Dr. Michael Glaßmeyer, Chefarzt der Klinik für Frauenheilkunde am Rochus-Hospital, zum Kölner Fall einer abgewiesenen vergewaltigten Frau.

Der Fall einer jungen Kölnerin, der nach einer Vergewaltigung von einem katholischen Krankenhaus eine Untersuchung und die einhergehende „Pille danach“ verweigert wurde, bewegt die Gemüter. „Ein Skandal“ sei das, meinte ARD-Talkmaster Günther Jauch am Sonntagabend. Zuvor hatte sich sogar der als erzkonservativ geltende Kölner Kardinal Meissner auf die Seite des Opfers geschlagen und definiert: Die „Pille danach“ könne erlaubt sein, wenn sie nur verhütend wirkt, aber nicht abtreibend. Wir sprachen mit dem Gynäkologen und Chefarzt Dr. Michael Glaßmeyer über die Praxis am St. Rochus-Hospital, das ebenfalls unter den Fittichen der katholischen Kirche arbeitet.

Herr Dr. Glaßmeyer, wie ist das nun genau, kann die Pille danach auch eine Abtreibungspille sein?

Das Problem ist bereits wissenschaftlich geklärt. Wenn sich ein Ei bereits in der Gebärmutter eingenistet hat, wirkt die Pille danach nicht. Eine klassische Abtreibung kann man damit also nicht durchführen.

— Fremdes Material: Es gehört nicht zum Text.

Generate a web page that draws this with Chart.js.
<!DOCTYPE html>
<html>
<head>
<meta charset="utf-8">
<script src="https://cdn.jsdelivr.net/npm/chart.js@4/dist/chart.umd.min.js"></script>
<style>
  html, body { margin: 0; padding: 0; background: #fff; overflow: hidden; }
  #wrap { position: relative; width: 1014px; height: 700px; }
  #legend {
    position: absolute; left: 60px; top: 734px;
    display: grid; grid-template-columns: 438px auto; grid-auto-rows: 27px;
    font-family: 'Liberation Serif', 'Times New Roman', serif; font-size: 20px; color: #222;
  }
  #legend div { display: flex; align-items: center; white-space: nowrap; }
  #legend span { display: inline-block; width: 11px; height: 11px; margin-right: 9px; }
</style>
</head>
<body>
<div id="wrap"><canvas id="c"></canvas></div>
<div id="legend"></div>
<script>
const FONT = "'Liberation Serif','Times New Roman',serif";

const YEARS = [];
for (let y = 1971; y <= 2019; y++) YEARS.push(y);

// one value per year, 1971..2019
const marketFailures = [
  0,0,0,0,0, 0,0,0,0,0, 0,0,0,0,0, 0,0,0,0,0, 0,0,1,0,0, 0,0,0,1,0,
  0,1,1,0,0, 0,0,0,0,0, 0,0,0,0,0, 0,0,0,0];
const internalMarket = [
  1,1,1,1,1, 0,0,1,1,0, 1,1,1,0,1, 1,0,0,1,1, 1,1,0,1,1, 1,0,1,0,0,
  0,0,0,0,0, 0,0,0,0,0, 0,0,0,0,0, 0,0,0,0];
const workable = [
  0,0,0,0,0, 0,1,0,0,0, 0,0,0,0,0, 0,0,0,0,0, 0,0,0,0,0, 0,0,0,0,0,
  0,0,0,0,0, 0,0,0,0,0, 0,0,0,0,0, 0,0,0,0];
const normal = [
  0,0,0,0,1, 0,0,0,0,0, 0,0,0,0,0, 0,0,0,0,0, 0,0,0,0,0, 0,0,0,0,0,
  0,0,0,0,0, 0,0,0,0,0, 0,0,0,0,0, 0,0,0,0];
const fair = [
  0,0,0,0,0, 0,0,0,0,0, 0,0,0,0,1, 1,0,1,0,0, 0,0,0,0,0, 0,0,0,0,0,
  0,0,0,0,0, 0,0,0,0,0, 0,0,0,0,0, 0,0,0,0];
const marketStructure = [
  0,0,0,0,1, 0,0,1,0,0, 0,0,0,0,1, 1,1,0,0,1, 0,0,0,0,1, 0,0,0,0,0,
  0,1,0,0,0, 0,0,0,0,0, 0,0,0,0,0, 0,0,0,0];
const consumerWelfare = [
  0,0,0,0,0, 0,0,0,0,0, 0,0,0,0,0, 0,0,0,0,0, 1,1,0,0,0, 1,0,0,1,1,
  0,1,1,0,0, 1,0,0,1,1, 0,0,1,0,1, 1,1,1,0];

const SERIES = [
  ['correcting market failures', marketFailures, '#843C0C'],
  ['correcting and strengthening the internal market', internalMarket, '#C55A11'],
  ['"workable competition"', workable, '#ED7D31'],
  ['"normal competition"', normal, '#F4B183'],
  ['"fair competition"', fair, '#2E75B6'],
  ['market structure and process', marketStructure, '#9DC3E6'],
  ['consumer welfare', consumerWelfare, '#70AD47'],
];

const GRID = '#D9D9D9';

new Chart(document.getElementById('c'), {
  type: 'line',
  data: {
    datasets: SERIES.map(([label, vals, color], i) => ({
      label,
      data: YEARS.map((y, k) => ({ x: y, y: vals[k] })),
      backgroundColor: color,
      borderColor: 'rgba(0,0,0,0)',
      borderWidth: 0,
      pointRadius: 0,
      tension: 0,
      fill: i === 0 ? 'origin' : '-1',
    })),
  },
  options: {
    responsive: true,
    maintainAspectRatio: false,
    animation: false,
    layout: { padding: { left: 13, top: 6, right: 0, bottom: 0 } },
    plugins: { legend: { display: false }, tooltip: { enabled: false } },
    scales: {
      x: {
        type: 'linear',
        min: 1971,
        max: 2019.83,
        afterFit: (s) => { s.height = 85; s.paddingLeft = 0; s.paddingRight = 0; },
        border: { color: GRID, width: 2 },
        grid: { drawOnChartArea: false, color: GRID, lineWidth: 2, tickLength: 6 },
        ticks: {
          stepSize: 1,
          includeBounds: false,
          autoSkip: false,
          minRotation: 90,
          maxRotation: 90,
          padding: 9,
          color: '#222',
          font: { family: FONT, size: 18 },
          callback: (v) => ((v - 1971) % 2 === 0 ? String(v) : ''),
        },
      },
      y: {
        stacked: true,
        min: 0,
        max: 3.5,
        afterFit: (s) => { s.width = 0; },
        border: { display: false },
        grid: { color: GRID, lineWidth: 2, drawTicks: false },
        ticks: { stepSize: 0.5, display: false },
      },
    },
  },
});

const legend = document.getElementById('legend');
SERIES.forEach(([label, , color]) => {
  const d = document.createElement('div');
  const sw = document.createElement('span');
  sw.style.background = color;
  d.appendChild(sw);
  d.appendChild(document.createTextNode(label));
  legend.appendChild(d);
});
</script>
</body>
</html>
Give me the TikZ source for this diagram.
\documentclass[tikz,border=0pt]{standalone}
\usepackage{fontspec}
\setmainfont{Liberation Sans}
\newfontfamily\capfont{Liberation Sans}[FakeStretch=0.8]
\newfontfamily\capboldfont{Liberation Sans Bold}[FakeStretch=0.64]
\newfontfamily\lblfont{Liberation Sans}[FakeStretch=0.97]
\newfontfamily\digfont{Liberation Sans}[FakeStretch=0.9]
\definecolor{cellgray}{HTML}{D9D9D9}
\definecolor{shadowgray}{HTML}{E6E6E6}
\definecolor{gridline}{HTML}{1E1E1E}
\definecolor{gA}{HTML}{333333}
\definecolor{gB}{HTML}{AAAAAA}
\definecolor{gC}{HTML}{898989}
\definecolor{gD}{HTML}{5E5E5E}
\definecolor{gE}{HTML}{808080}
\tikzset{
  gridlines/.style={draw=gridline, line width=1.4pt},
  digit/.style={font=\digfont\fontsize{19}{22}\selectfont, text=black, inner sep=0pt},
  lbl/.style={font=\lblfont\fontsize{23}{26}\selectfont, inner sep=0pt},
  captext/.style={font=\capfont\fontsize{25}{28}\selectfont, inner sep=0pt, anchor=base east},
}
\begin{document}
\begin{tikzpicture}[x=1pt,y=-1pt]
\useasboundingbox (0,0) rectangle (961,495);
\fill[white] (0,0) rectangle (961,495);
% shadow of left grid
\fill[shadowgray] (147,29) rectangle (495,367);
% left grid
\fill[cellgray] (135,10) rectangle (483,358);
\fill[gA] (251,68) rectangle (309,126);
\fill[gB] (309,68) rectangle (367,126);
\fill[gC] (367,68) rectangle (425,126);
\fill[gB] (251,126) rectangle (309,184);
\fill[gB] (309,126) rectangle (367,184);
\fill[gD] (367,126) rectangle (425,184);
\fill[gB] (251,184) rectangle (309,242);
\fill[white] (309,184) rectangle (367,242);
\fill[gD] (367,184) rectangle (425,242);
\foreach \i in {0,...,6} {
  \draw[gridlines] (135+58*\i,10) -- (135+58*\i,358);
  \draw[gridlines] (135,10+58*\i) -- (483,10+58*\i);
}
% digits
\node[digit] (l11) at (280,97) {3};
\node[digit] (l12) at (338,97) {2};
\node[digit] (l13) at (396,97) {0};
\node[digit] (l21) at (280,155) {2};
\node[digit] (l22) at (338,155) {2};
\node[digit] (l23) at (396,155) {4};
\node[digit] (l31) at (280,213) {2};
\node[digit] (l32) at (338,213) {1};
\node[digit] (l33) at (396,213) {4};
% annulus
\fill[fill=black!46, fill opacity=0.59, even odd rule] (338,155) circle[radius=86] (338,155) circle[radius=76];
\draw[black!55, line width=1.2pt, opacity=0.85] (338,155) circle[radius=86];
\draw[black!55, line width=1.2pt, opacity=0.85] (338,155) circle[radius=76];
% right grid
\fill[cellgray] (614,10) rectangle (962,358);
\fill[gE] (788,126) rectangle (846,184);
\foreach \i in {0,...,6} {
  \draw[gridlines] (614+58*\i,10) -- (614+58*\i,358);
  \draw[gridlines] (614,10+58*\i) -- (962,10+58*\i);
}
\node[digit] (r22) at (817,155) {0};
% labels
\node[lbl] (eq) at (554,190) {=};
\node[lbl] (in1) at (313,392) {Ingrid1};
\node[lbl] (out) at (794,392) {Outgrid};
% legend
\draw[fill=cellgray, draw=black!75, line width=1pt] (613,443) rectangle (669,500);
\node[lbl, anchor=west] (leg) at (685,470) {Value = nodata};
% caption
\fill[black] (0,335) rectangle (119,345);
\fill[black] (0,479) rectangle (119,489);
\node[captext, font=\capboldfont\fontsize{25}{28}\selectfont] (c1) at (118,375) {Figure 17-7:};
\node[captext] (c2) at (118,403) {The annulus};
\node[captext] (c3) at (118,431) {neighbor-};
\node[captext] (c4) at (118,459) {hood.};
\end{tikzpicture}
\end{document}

Wie ist das am Rochus-Hospital. Gibt es dort eine Verordnung, wie mit der Pille danach umgegangen werden muss?

Hierzu gibt es von oben keine Anordnungen. Es kommt mehrmals im Monat vor, dass vergewaltigte Frauen bei uns um Hilfe bitten. Dann werden sie auf Spuren untersucht. Wir haben bislang noch niemals ein potenzielles Vergewaltigungsopfer weggeschickt.

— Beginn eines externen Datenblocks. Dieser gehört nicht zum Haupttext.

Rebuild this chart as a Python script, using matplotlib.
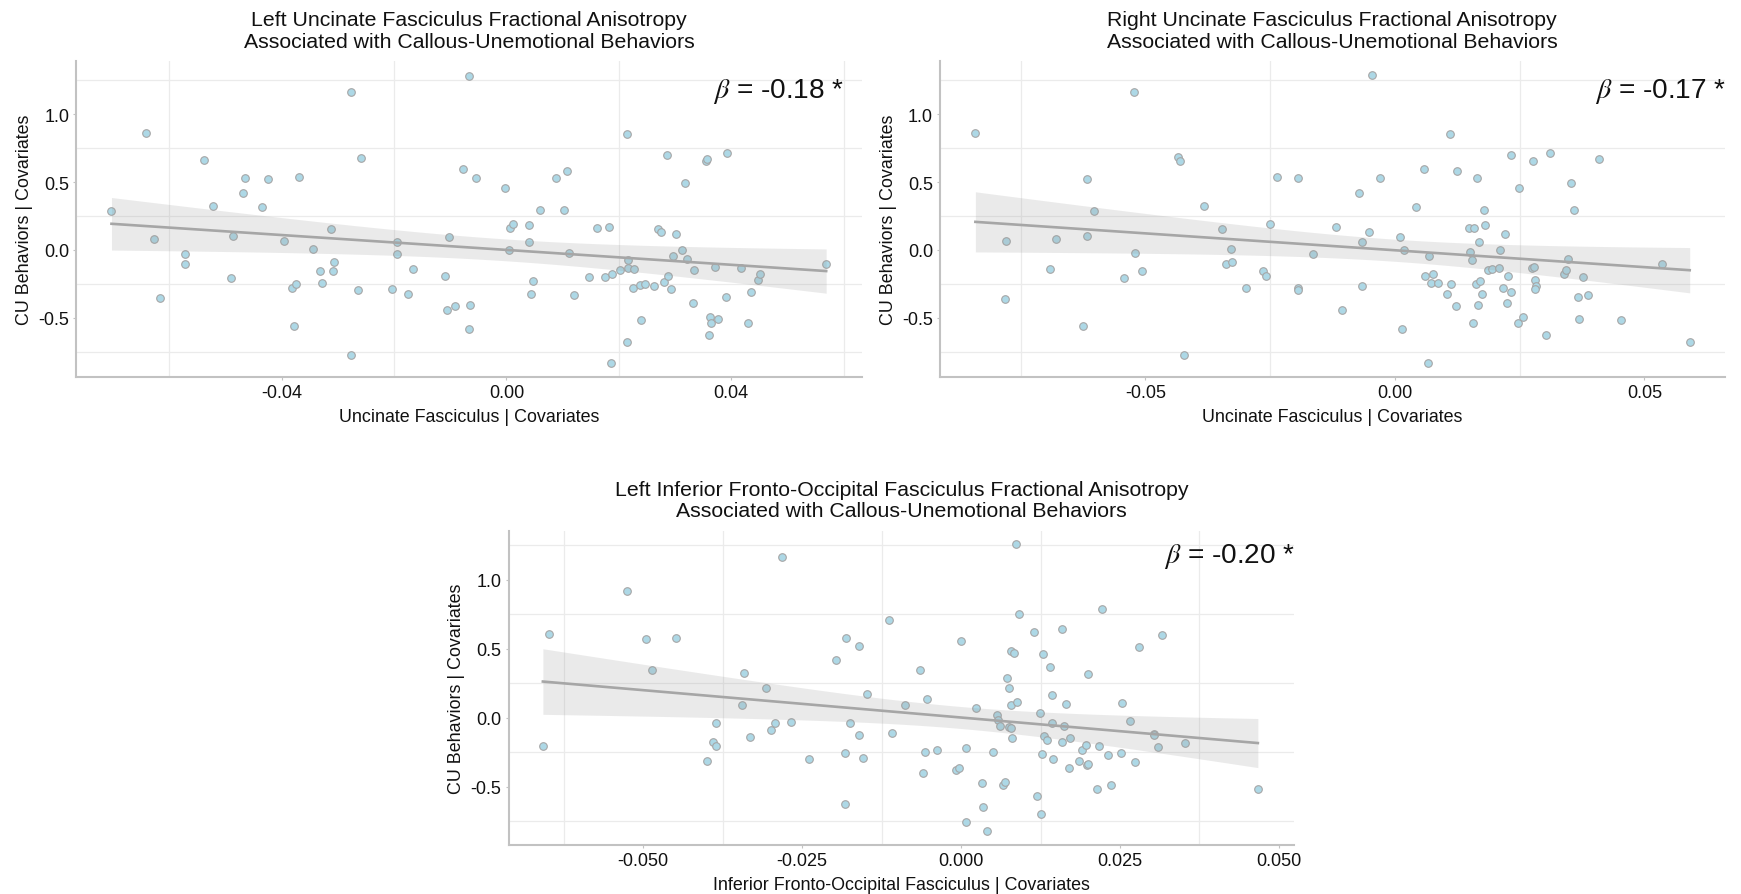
import numpy as np
import matplotlib
matplotlib.use("Agg")
import matplotlib.pyplot as plt
from matplotlib.ticker import FixedLocator

plt.rcParams['font.family'] = ['Liberation Sans', 'DejaVu Sans']
plt.rcParams['mathtext.fontset'] = 'stix'

# ---------------- data ----------------
titles = [
    "Left Uncinate Fasciculus Fractional Anisotropy\nAssociated with Callous-Unemotional Behaviors",
    "Right Uncinate Fasciculus Fractional Anisotropy\nAssociated with Callous-Unemotional Behaviors",
    "Left Inferior Fronto-Occipital Fasciculus Fractional Anisotropy\nAssociated with Callous-Unemotional Behaviors",
]
xlabels = ["Uncinate Fasciculus | Covariates",
           "Uncinate Fasciculus | Covariates",
           "Inferior Fronto-Occipital Fasciculus | Covariates"]
ylabel = "CU Behaviors | Covariates"
betas = ["-0.18", "-0.17", "-0.20"]

p1_x = [-0.0703, -0.0642, -0.0628, -0.0616, -0.0572, -0.0573, -0.0538, -0.0522, -0.0491, -0.0487,
        -0.0469, -0.0466, -0.0435, -0.0424, -0.0396, -0.0381, -0.0374, -0.0379, -0.0369, -0.0344,
        -0.0331, -0.0328, -0.0312, -0.0309, -0.0307, -0.0277, -0.0276, -0.0265, -0.0259, -0.0203,
        -0.0194, -0.0194, -0.0175, -0.0167, -0.0109, -0.0105, -0.0103, -0.0091, -0.0077, -0.0066,
        -0.0065, -0.0066, -0.0055, -0.0003, 0.0005, 0.0007, 0.0011, 0.0040, 0.0040, 0.0044,
        0.0048, 0.0059, 0.0089, 0.0103, 0.0107, 0.0111, 0.0121, 0.0146, 0.0161, 0.0175,
        0.0183, 0.0187, 0.0186, 0.0202, 0.0214, 0.0216, 0.0217, 0.0214, 0.0226, 0.0227,
        0.0239, 0.0237, 0.0246, 0.0263, 0.0270, 0.0275, 0.0280, 0.0286, 0.0288, 0.0293,
        0.0296, 0.0302, 0.0313, 0.0317, 0.0322, 0.0332, 0.0333, 0.0355, 0.0356, 0.0360,
        0.0363, 0.0364, 0.0371, 0.0377, 0.0390, 0.0392, 0.0418, 0.0430, 0.0436, 0.0447,
        0.0452, 0.0569]
p1_y = [0.290, 0.862, 0.081, -0.356, -0.032, -0.103, 0.661, 0.327, -0.204, 0.101,
        0.418, 0.528, 0.319, 0.526, 0.066, -0.283, -0.248, -0.563, 0.538, 0.005,
        -0.155, -0.243, 0.152, -0.155, -0.086, 1.167, -0.774, -0.295, 0.681, -0.285,
        0.057, -0.027, -0.322, -0.140, -0.194, -0.445, 0.093, -0.410, 0.597, 1.285,
        -0.408, -0.580, 0.528, 0.455, -0.002, 0.162, 0.194, 0.182, 0.057, -0.327,
        -0.231, 0.297, 0.533, 0.292, 0.580, -0.020, -0.334, -0.197, 0.162, -0.201,
        0.167, -0.177, -0.830, -0.150, 0.853, -0.133, -0.076, -0.681, -0.283, -0.143,
        -0.516, -0.258, -0.248, -0.265, 0.152, 0.135, -0.238, 0.698, -0.192, -0.287,
        -0.047, 0.115, -0.002, 0.491, -0.064, -0.391, -0.145, 0.654, 0.671, -0.624,
        -0.494, -0.536, -0.123, -0.509, -0.346, 0.713, -0.135, -0.536, -0.312, -0.221,
        -0.174, -0.101]

p2_x = [-0.0841, -0.0780, -0.0781, -0.0692, -0.0680, -0.0625, -0.0617, -0.0617, -0.0603, -0.0543,
        -0.0523, -0.0522, -0.0507, -0.0435, -0.0430, -0.0423, -0.0383, -0.0346, -0.0338, -0.0329,
        -0.0327, -0.0298, -0.0264, -0.0259, -0.0251, -0.0236, -0.0195, -0.0194, -0.0194, -0.0164,
        -0.0119, -0.0106, -0.0071, -0.0066, -0.0065, -0.0052, -0.0046, -0.0030, 0.0011, 0.0014,
        0.0019, 0.0043, 0.0058, 0.0060, 0.0067, 0.0068, 0.0073, 0.0077, 0.0086, 0.0105,
        0.0111, 0.0112, 0.0123, 0.0125, 0.0148, 0.0151, 0.0154, 0.0157, 0.0159, 0.0162,
        0.0164, 0.0167, 0.0168, 0.0171, 0.0174, 0.0179, 0.0180, 0.0186, 0.0194, 0.0209,
        0.0211, 0.0216, 0.0220, 0.0224, 0.0226, 0.0232, 0.0233, 0.0247, 0.0249, 0.0257,
        0.0275, 0.0277, 0.0279, 0.0281, 0.0283, 0.0281, 0.0303, 0.0311, 0.0338, 0.0343,
        0.0347, 0.0354, 0.0360, 0.0368, 0.0370, 0.0377, 0.0387, 0.0409, 0.0454, 0.0535,
        0.0591]
p2_y = [0.862, 0.066, -0.359, -0.140, 0.081, -0.563, 0.526, 0.101, 0.290, -0.204,
        1.167, -0.025, -0.152, 0.683, 0.658, -0.774, 0.327, 0.152, -0.103, 0.005,
        -0.086, -0.283, -0.155, -0.194, 0.192, 0.538, 0.528, -0.283, -0.295, -0.032,
        0.167, -0.442, 0.418, -0.268, 0.057, 0.133, 1.287, 0.528, 0.093, -0.580,
        -0.002, 0.319, 0.597, -0.194, -0.830, -0.047, -0.243, -0.177, -0.241, -0.327,
        0.853, -0.248, -0.410, 0.582, 0.162, -0.017, -0.076, -0.536, 0.162, -0.251,
        0.533, -0.408, 0.057, -0.231, -0.322, 0.292, 0.182, -0.150, -0.140, -0.133,
        -0.002, -0.283, 0.115, -0.393, -0.192, -0.312, 0.698, -0.536, 0.455, -0.494,
        -0.133, 0.654, -0.123, -0.221, -0.263, -0.287, -0.624, 0.713, -0.174, -0.145,
        -0.064, 0.491, 0.297, -0.346, -0.509, -0.201, -0.334, 0.671, -0.516, -0.101,
        -0.681]

p3_x = [-0.0658, -0.0649, -0.0526, -0.0496, -0.0487, -0.0449, -0.0400, -0.0390, -0.0386, -0.0386,
        -0.0345, -0.0341, -0.0332, -0.0307, -0.0299, -0.0292, -0.0282, -0.0267, -0.0240, -0.0197,
        -0.0182, -0.0183, -0.0181, -0.0174, -0.0160, -0.0160, -0.0155, -0.0148, -0.0113, -0.0109,
        -0.0088, -0.0065, -0.0060, -0.0056, -0.0054, -0.0038, -0.0008, -0.0003, 0.0000, 0.0007,
        0.0008, 0.0024, 0.0033, 0.0035, 0.0041, 0.0051, 0.0057, 0.0058, 0.0062, 0.0066,
        0.0069, 0.0072, 0.0075, 0.0076, 0.0078, 0.0078, 0.0079, 0.0080, 0.0084, 0.0087,
        0.0088, 0.0091, 0.0115, 0.0119, 0.0124, 0.0126, 0.0128, 0.0129, 0.0131, 0.0135,
        0.0140, 0.0143, 0.0143, 0.0145, 0.0159, 0.0159, 0.0162, 0.0165, 0.0170, 0.0172,
        0.0185, 0.0190, 0.0197, 0.0198, 0.0200, 0.0200, 0.0214, 0.0217, 0.0221, 0.0231,
        0.0236, 0.0251, 0.0254, 0.0266, 0.0274, 0.0280, 0.0303, 0.0304, 0.0310, 0.0316,
        0.0353, 0.0467]
p3_y = [-0.208, 0.604, 0.920, 0.568, 0.348, 0.577, -0.312, -0.179, -0.203, -0.039,
        0.094, 0.326, -0.138, 0.217, -0.089, -0.039, 1.164, -0.029, -0.297, 0.418,
        -0.254, -0.628, 0.575, -0.039, -0.128, 0.519, -0.292, 0.171, 0.708, -0.109,
        0.089, 0.348, -0.401, -0.251, 0.138, -0.237, -0.377, -0.367, 0.556, -0.220,
        -0.754, 0.068, -0.476, -0.647, -0.824, -0.246, 0.019, -0.019, -0.063, -0.486,
        -0.469, 0.290, -0.070, 0.213, 0.092, 0.486, -0.075, -0.147, 0.471, 1.256,
        0.111, 0.754, 0.623, -0.565, 0.031, -0.696, -0.266, 0.459, -0.130, -0.159,
        0.370, 0.162, -0.041, -0.297, 0.645, -0.174, -0.063, 0.101, -0.365, -0.147,
        -0.316, -0.234, -0.196, -0.341, -0.336, 0.314, -0.519, -0.208, 0.790, -0.271,
        -0.490, -0.258, 0.109, -0.022, -0.319, 0.512, -0.118, -0.123, -0.215, 0.601,
        -0.181, -0.517]

xticks = [[-0.04, 0.00, 0.04], [-0.05, 0.00, 0.05], [-0.050, -0.025, 0.000, 0.025, 0.050]]
xticklabels = [["-0.04", "0.00", "0.04"], ["-0.05", "0.00", "0.05"],
               ["-0.050", "-0.025", "0.000", "0.025", "0.050"]]
xminor = [[-0.06, -0.02, 0.02, 0.06], [-0.075, -0.025, 0.025],
          [-0.0625, -0.0375, -0.0125, 0.0125, 0.0375]]
yticks = [-0.5, 0.0, 0.5, 1.0]
yticklabels = ["-0.5", "0.0", "0.5", "1.0"]
yminor = [-0.75, -0.25, 0.25, 0.75, 1.25]

# ---------------- layout ----------------
fig = plt.figure(figsize=(17.41, 8.95), dpi=100)
rects = [
    [0.0437, 0.5773, 0.4515, 0.3531],
    [0.5399, 0.5773, 0.4507, 0.3531],
    [0.2921, 0.0547, 0.4512, 0.3512],
]
xlims = [(-0.0766, 0.0633), (-0.0912, 0.0661), (-0.0712, 0.0524)]
ylims = [(-0.939, 1.391), (-0.939, 1.391), (-0.923, 1.355)]
beta_pos = [(0.977, 0.886), (1.002, 0.886), (1.001, 0.900)]

datasets = [(p1_x, p1_y), (p2_x, p2_y), (p3_x, p3_y)]
axis_col = '#c2c2c2'
txt_col = '#111111'

for i, (xs, ys) in enumerate(datasets):
    ax = fig.add_axes(rects[i])
    x = np.array(xs)
    y = np.array(ys)

    ax.scatter(x, y, s=30, c='#add8e6', edgecolors='#a6a6a6', linewidths=0.8, zorder=2)

    # OLS fit with analytic 95% CI
    n = len(x)
    b1, b0 = np.polyfit(x, y, 1)
    resid = y - (b0 + b1 * x)
    s = np.sqrt(np.sum(resid ** 2) / (n - 2))
    xm = x.mean()
    sxx = np.sum((x - xm) ** 2)
    xg = np.linspace(x.min(), x.max(), 200)
    yg = b0 + b1 * xg
    se = s * np.sqrt(1.0 / n + (xg - xm) ** 2 / sxx)
    tval = 1.985
    ax.fill_between(xg, yg - tval * se, yg + tval * se, color='#999999', alpha=0.2,
                    linewidth=0, zorder=3)
    ax.plot(xg, yg, color='#a6a6a6', linewidth=1.9, zorder=4)

    ax.set_xlim(*xlims[i])
    ax.set_ylim(*ylims[i])
    ax.set_xticks(xticks[i])
    ax.set_xticklabels(xticklabels[i])
    ax.set_yticks(yticks)
    ax.set_yticklabels(yticklabels)
    ax.xaxis.set_minor_locator(FixedLocator(xminor[i]))
    ax.yaxis.set_minor_locator(FixedLocator(yminor))
    ax.grid(which='minor', color='#ebebeb', linewidth=0.9, zorder=0)
    ax.grid(which='major', visible=False)
    ax.set_axisbelow(True)
    ax.tick_params(which='minor', length=0)
    ax.tick_params(which='major', length=2.5, width=0.8, color=axis_col,
                   labelsize=13, labelcolor=txt_col, pad=2.5)

    for side in ['top', 'right']:
        ax.spines[side].set_visible(False)
    for side in ['left', 'bottom']:
        ax.spines[side].set_color(axis_col)
        ax.spines[side].set_linewidth(1.5)

    ax.set_title(titles[i], fontsize=15.3, pad=10.5, linespacing=1.15, color=txt_col)
    ax.set_xlabel(xlabels[i], fontsize=12.9, labelpad=5, color=txt_col)
    ax.set_ylabel(ylabel, fontsize=12.9, labelpad=4, color=txt_col)

    bx, by = beta_pos[i]
    ax.text(bx, by, r'$\beta$' + ' = ' + betas[i] + ' *', transform=ax.transAxes,
            ha='right', va='baseline', fontsize=20.2, color=txt_col, clip_on=False)

fig.savefig('out.png', dpi=100, facecolor='white')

Und wie wird es mit der Pille danach gehandhabt?

Ob er sie verschreibt, bleibt letztendlich jedem Arzt überlassen. De facto wird das aber in unserem Hause immer gemacht. Wenn ein Kollege sich aber weigern würde, ist es ja kein Problem, dass ein anderer Kollege das übernimmt.

Was halten Sie von dem Kölner Fall?

Dass die Frau in zwei Krankenhäusern vom gleich Orden weggeschickt wurde, ist sicherlich kein Zufall. Wer das meint, der glaubt auch, dass Zitronenfalter Zitronen falten. Die Kollegen dort haben offensichtlich befürchtet, dass es sich um verdeckte Kontrollen handelt. Was muss das für ein Klima der Angst sein?

Und von der Stellungnahme des Kardinals?

Meissner hat eine der differenziertesten Stellungnahmen abgegeben, die ich dazu gehört habe. Und die lautet sinngemäß: Wenn die Pille nur den Eisprung verhindert, darf sie verschrieben werden – im Falle einer Vergewaltigung.